| > came to work jobs no one else would take This is a particular piece of rhetoric I find distasteful. If there are jobs that are structured such that only an illegal immigrant, who by definition exists outside the normal labor pool and its protections, will take, that job should not exist in that form or at that pay rate. Full stop. So the fact that jobs that "no one else would take" exist and are being taken by illegal immigrants isn't a good thing. If you're in favor of expanded immigration, making that claim doesn't help your case. It substantiates the case that anti-immigration proponents have always made, which is that immigrants take the bottom out of the labor market and help keep salaries down.
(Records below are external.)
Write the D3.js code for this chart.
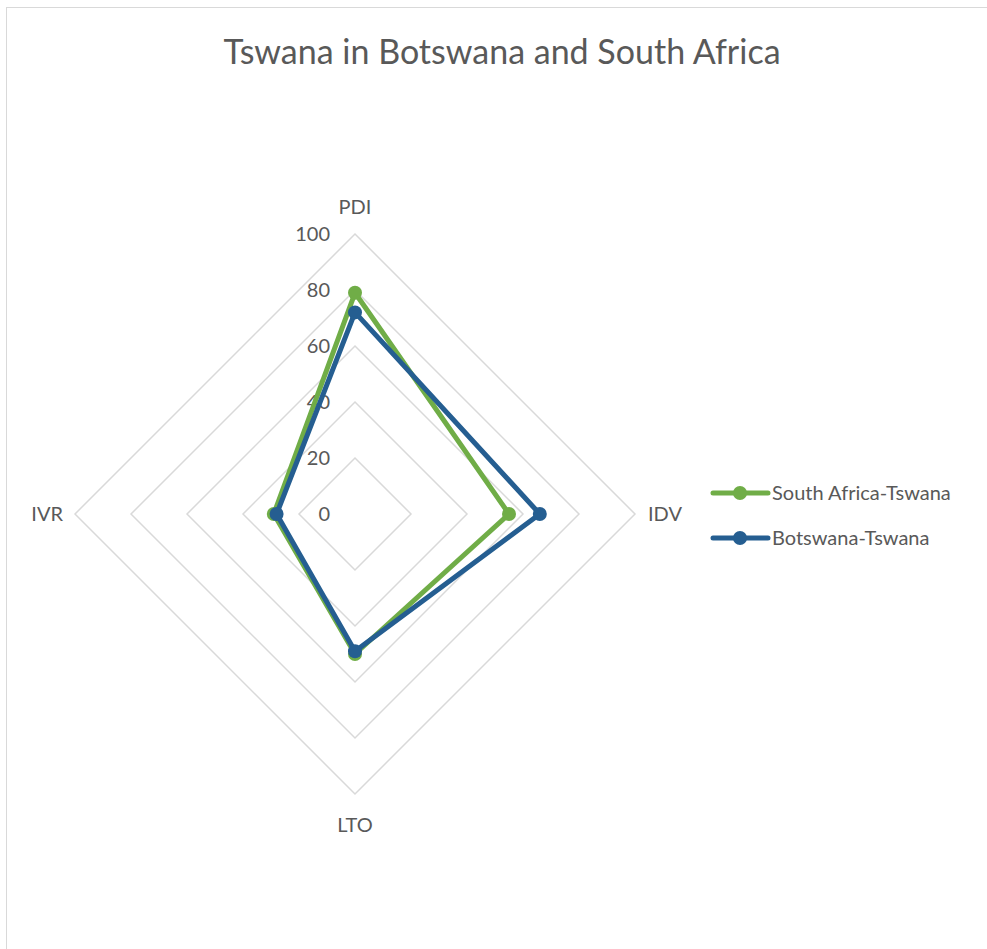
<!DOCTYPE html>
<html>
<head>
<meta charset="utf-8">
<script src="https://cdn.jsdelivr.net/npm/d3@7"></script>
<style>
  body { margin: 0; background: #fff; }
  text { font-family: Lato, "Open Sans", sans-serif; fill: #595959; }
</style>
</head>
<body>
<div id="chart"></div>
<script>
const axes = ["PDI", "IDV", "LTO", "IVR"];
const ticks = [0, 20, 40, 60, 80, 100];
const seriesNames = ["South Africa-Tswana", "Botswana-Tswana"];
const southAfrica = [79, 55, 50, 29];
const botswana = [72, 66, 49, 28];
const colors = ["#70AD47", "#255E91"];

const width = 987, height = 949;
const cx = 355, cy = 514, radius = 280;

const svg = d3.select("#chart").append("svg")
    .attr("width", width)
    .attr("height", height);

// chart border
svg.append("rect")
    .attr("x", 6.5).attr("y", 7.5)
    .attr("width", width).attr("height", height)
    .attr("fill", "none")
    .attr("stroke", "#D9D9D9")
    .attr("stroke-width", 1);

svg.append("text")
    .attr("x", 502)
    .attr("y", 64)
    .attr("text-anchor", "middle")
    .attr("font-size", "34px")
    .text("Tswana in Botswana and South Africa");

const r = d3.scaleLinear().domain([0, 100]).range([0, radius]);
const angle = i => (i / axes.length) * 2 * Math.PI;
const pt = (i, v) => [cx + r(v) * Math.sin(angle(i)), cy - r(v) * Math.cos(angle(i))];

const g = svg.append("g");

// grid diamonds
g.selectAll("path.grid")
    .data(ticks)
    .join("path")
    .attr("class", "grid")
    .attr("d", t => d3.line()(axes.map((a, i) => pt(i, t))) + "Z")
    .attr("fill", "none")
    .attr("stroke", "#D9D9D9")
    .attr("stroke-width", 1.5);

// tick labels
g.selectAll("text.tick")
    .data(ticks)
    .join("text")
    .attr("class", "tick")
    .attr("x", cx - 25)
    .attr("y", t => cy - r(t))
    .attr("dy", "0.35em")
    .attr("text-anchor", "end")
    .attr("font-size", "20px")
    .text(d => d);

// axis labels
const labelPos = [
    { dx: 0, dy: -20, anchor: "middle" },
    { dx: 13, dy: 7, anchor: "start" },
    { dx: 0, dy: 38, anchor: "middle" },
    { dx: -12, dy: 7, anchor: "end" }
];
g.selectAll("text.axis")
    .data(axes)
    .join("text")
    .attr("class", "axis")
    .attr("x", (d, i) => pt(i, 100)[0] + labelPos[i].dx)
    .attr("y", (d, i) => pt(i, 100)[1] + labelPos[i].dy)
    .attr("text-anchor", (d, i) => labelPos[i].anchor)
    .attr("font-size", "20px")
    .text(d => d);

// series
const series = [southAfrica, botswana];
series.forEach((vals, s) => {
    const pts = vals.map((v, i) => pt(i, v));
    g.append("path")
        .attr("d", d3.line()(pts) + "Z")
        .attr("fill", "none")
        .attr("stroke", colors[s])
        .attr("stroke-width", 5)
        .attr("stroke-linejoin", "round");
    g.selectAll(null)
        .data(pts)
        .join("circle")
        .attr("cx", d => d[0])
        .attr("cy", d => d[1])
        .attr("r", 7)
        .attr("fill", colors[s]);
});

// legend
const legend = svg.append("g");
seriesNames.forEach((name, s) => {
    const y = 493 + s * 45;
    legend.append("line")
        .attr("x1", 713).attr("x2", 768)
        .attr("y1", y).attr("y2", y)
        .attr("stroke", colors[s])
        .attr("stroke-width", 5)
        .attr("stroke-linecap", "round");
    legend.append("circle")
        .attr("cx", 740).attr("cy", y)
        .attr("r", 7)
        .attr("fill", colors[s]);
    legend.append("text")
        .attr("x", 772).attr("y", y)
        .attr("dy", "0.35em")
        .attr("font-size", "20px")
        .text(name);
});
</script>
</body>
</html>
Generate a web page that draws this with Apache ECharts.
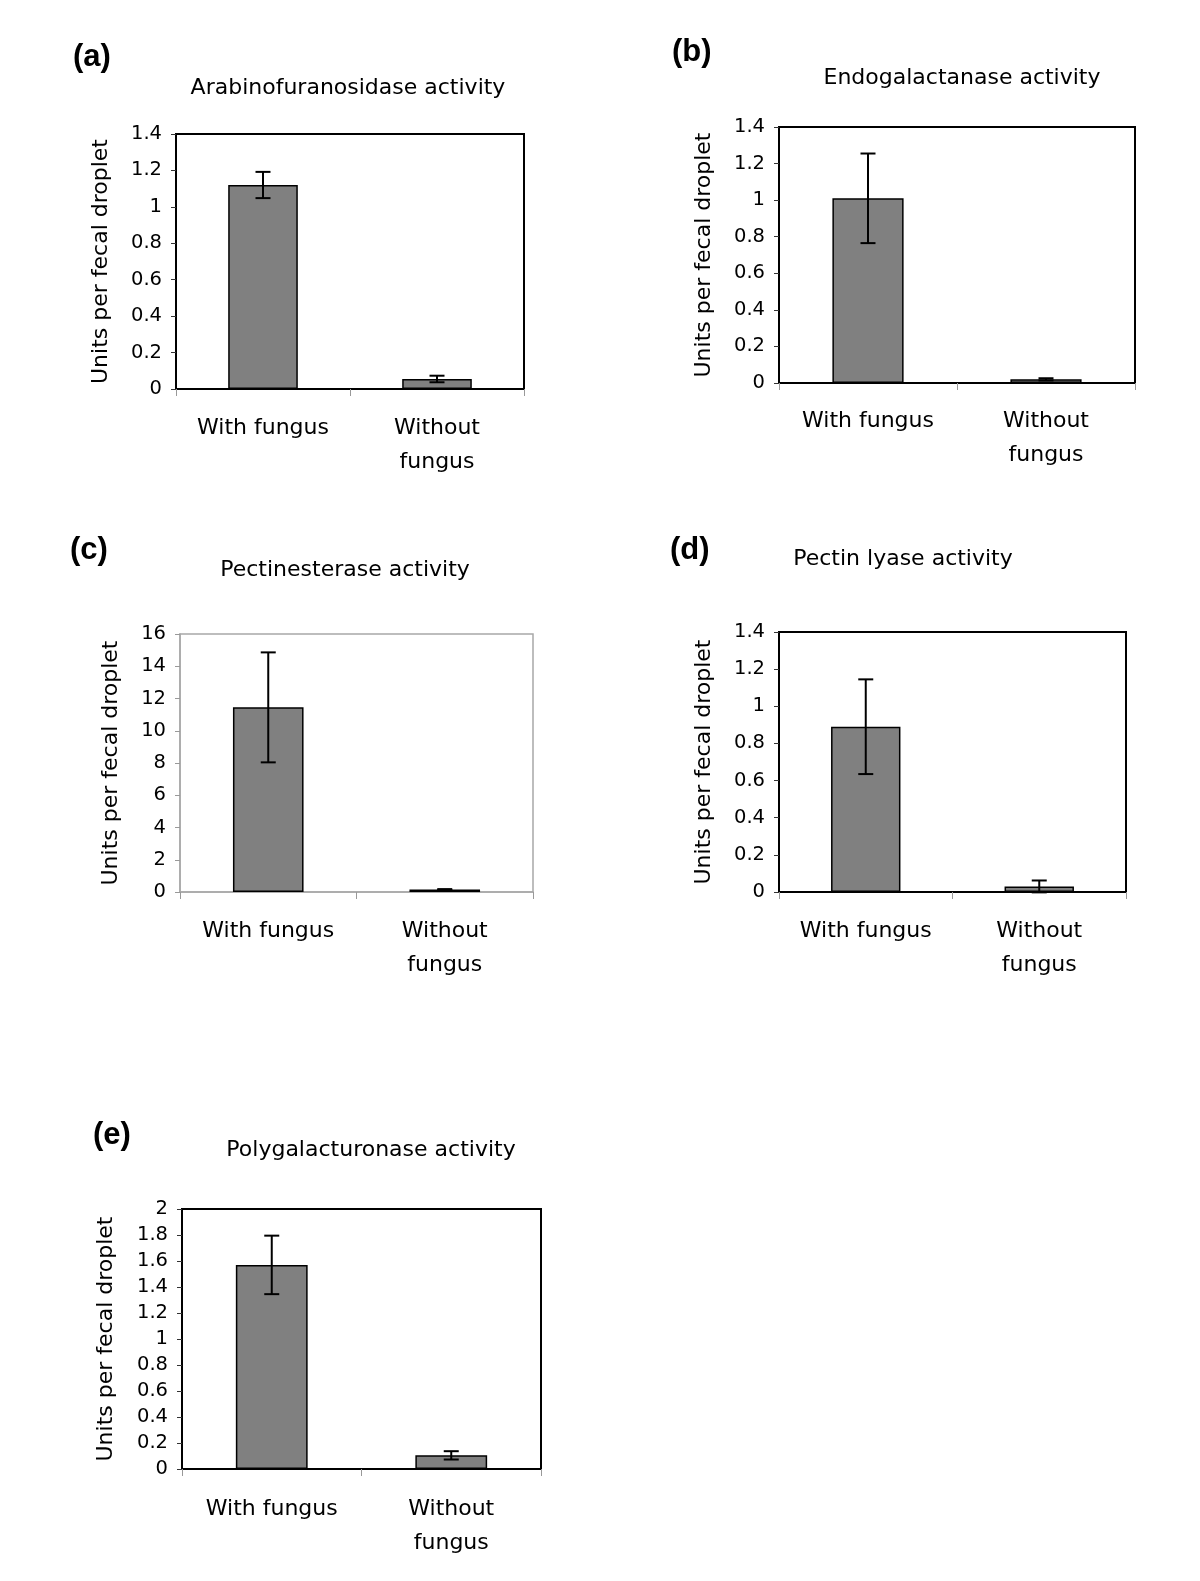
<!DOCTYPE html>
<html>
<head>
<meta charset="utf-8">
<script src="https://cdn.jsdelivr.net/npm/echarts@6/dist/echarts.min.js"></script>
<style>
  html, body { margin: 0; padding: 0; background: #fff; }
  #chart { width: 1200px; height: 1581px; }
</style>
</head>
<body>
<div id="chart"></div>
<script>
// categories shared by every panel
const categories = ['With fungus', 'Without\nfungus']
const panelLetters = ['(a)', '(b)', '(c)', '(d)', '(e)']
const panelTitles = [
  'Arabinofuranosidase activity',
  'Endogalactanase activity',
  'Pectinesterase activity',
  'Pectin lyase activity',
  'Polygalacturonase activity'
]
const yAxisName = 'Units per fecal droplet'

// means and error (± half-length)
const arabinofuranosidaseMean = [1.12, 0.055]
const arabinofuranosidaseErr = [0.072, 0.018]
const endogalactanaseMean = [1.01, 0.02]
const endogalactanaseErr = [0.245, 0.006]
const pectinesteraseMean = [11.45, 0.15]
const pectinesteraseErr = [3.41, 0.03]
const pectinLyaseMean = [0.89, 0.03]
const pectinLyaseErr = [0.255, 0.032]
const polygalacturonaseMean = [1.57, 0.105]
const polygalacturonaseErr = [0.225, 0.032]

// y axis ranges
const yMax = [1.4, 1.4, 16, 1.4, 2]
const yStep = [0.2, 0.2, 2, 0.2, 0.2]

const means = [arabinofuranosidaseMean, endogalactanaseMean, pectinesteraseMean, pectinLyaseMean, polygalacturonaseMean]
const errs = [arabinofuranosidaseErr, endogalactanaseErr, pectinesteraseErr, pectinLyaseErr, polygalacturonaseErr]

// layout of each panel (pixels)
const panels = [
  { grid: { left: 176, top: 134, width: 348, height: 255 }, titleX: 348, titleY: 77, letterX: 73, letterY: 42, nameGap: 64, labelMargin: 22, frame: '#000' },
  { grid: { left: 779, top: 127, width: 356, height: 256 }, titleX: 962, titleY: 67, letterX: 672, letterY: 37, nameGap: 64, labelMargin: 21, frame: '#000' },
  { grid: { left: 180, top: 634, width: 353, height: 258 }, titleX: 345, titleY: 559, letterX: 70, letterY: 535, nameGap: 58, labelMargin: 22, frame: '#a8a8a8' },
  { grid: { left: 779, top: 632, width: 347, height: 260 }, titleX: 903, titleY: 548, letterX: 670, letterY: 535, nameGap: 64, labelMargin: 22, frame: '#000' },
  { grid: { left: 182, top: 1209, width: 359, height: 260 }, titleX: 371, titleY: 1139, letterX: 93, letterY: 1120, nameGap: 65, labelMargin: 23, frame: '#000' }
]

const FONT = 'DejaVu Sans'

function renderErrorBar(params, api) {
  const x = api.value(0)
  const mean = api.value(1)
  const err = api.value(2)
  const top = api.coord([x, mean + err])
  const bottom = api.coord([x, mean - err])
  const half = 7.5
  const style = { stroke: '#000', lineWidth: 2 }
  return {
    type: 'group',
    children: [
      { type: 'line', shape: { x1: top[0], y1: top[1], x2: bottom[0], y2: bottom[1] }, style },
      { type: 'line', shape: { x1: top[0] - half, y1: top[1], x2: top[0] + half, y2: top[1] }, style },
      { type: 'line', shape: { x1: bottom[0] - half, y1: bottom[1], x2: bottom[0] + half, y2: bottom[1] }, style }
    ]
  }
}

const option = {
  animation: false,
  backgroundColor: '#fff',
  title: [],
  grid: [],
  xAxis: [],
  yAxis: [],
  series: []
}

panels.forEach((p, i) => {
  const frameWidth = p.frame === '#000' ? 2 : 1.5
  option.title.push({
    text: panelTitles[i],
    left: p.titleX,
    top: p.titleY,
    textAlign: 'center',
    padding: 0,
    textStyle: { fontFamily: FONT, fontSize: 22, fontWeight: 'normal', color: '#000' }
  })
  option.title.push({
    text: panelLetters[i],
    left: p.letterX,
    top: p.letterY,
    padding: 0,
    textStyle: { fontFamily: 'Liberation Sans', fontSize: 31, fontWeight: 'bold', color: '#000' }
  })
  option.grid.push({
    ...p.grid,
    show: true,
    borderColor: p.frame,
    borderWidth: frameWidth,
    backgroundColor: '#fff'
  })
  option.xAxis.push({
    type: 'category',
    gridIndex: i,
    data: categories,
    axisLine: { lineStyle: { color: p.frame, width: frameWidth } },
    axisTick: { show: true, interval: 0, alignWithLabel: false, length: 7, lineStyle: { color: '#999', width: 1 } },
    axisLabel: { interval: 0, margin: p.labelMargin, fontFamily: FONT, fontSize: 22, lineHeight: 34, color: '#000' },
    splitLine: { show: false }
  })
  option.yAxis.push({
    type: 'value',
    gridIndex: i,
    min: 0,
    max: yMax[i],
    interval: yStep[i],
    name: yAxisName,
    nameLocation: 'middle',
    nameRotate: 90,
    nameGap: p.nameGap,
    nameTextStyle: { fontFamily: FONT, fontSize: 22, color: '#000' },
    axisLine: { show: true, lineStyle: { color: p.frame, width: frameWidth } },
    axisTick: { show: true, length: 5, lineStyle: { color: p.frame === '#000' ? '#333' : '#999', width: 1 } },
    axisLabel: { margin: 14, fontFamily: FONT, fontSize: 19.5, color: '#000' },
    splitLine: { show: false }
  })
  option.series.push({
    type: 'bar',
    xAxisIndex: i,
    yAxisIndex: i,
    data: means[i],
    barWidth: '40%',
    itemStyle: { color: '#808080', borderColor: '#000', borderWidth: 1.5 },
    z: 2
  })
  option.series.push({
    type: 'custom',
    xAxisIndex: i,
    yAxisIndex: i,
    renderItem: renderErrorBar,
    encode: { x: 0, y: 1 },
    data: means[i].map((m, j) => [j, m, errs[i][j]]),
    z: 3
  })
})

const chart = echarts.init(document.getElementById('chart'), null, { renderer: 'canvas' })
chart.setOption(option)
</script>
</body>
</html>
After all, if nobody would take a job doing some particularly onerous job at a pittance per hour, then the employer would have to pay more, or automate, or find a more efficient way of doing the job. Refusing to do these jobs is the correct response when they are clearly undercompensated. There are lots of people in the legal labor market who do terribly unpleasant, physically strenuous, or frankly dangerous jobs, but they typically (outside of illegal or exploitative markets) do them for reasonable wages. Someone who SCUBA dives in raw sewage or nuclear waste, for instance, is probably going to demand a fair compensation for the unpleasantness of the job. The same should be true with people who work in slaughterhouses or picking strawberries or tarring asphalt roofs. The narrative that "Americans just won't do" certain jobs is one that is created by cheapskate, exploitative employers who don't want to pay the market rate for particularly ugly jobs. Parroting it is water-carrying for these exploitative industries. |
> If there are jobs that are structured such that only an illegal immigrant, who by definition exists outside the normal labor pool and its protections, will take
Typically, that statement also refers to jobs that are perfectly legal, but most Americans wouldn't take anyway. For example, many of the experienced people reading this wouldn't drive a cab, deliver pizzas, work as unskilled construction labor, a dishwasher or a janitor if they became unemployed. They'd continue to look for their next IT job. And they'd be choosy about that - not selling computers at Best Buy, for example.
(I'm not putting down those jobs; personally I respect any work.)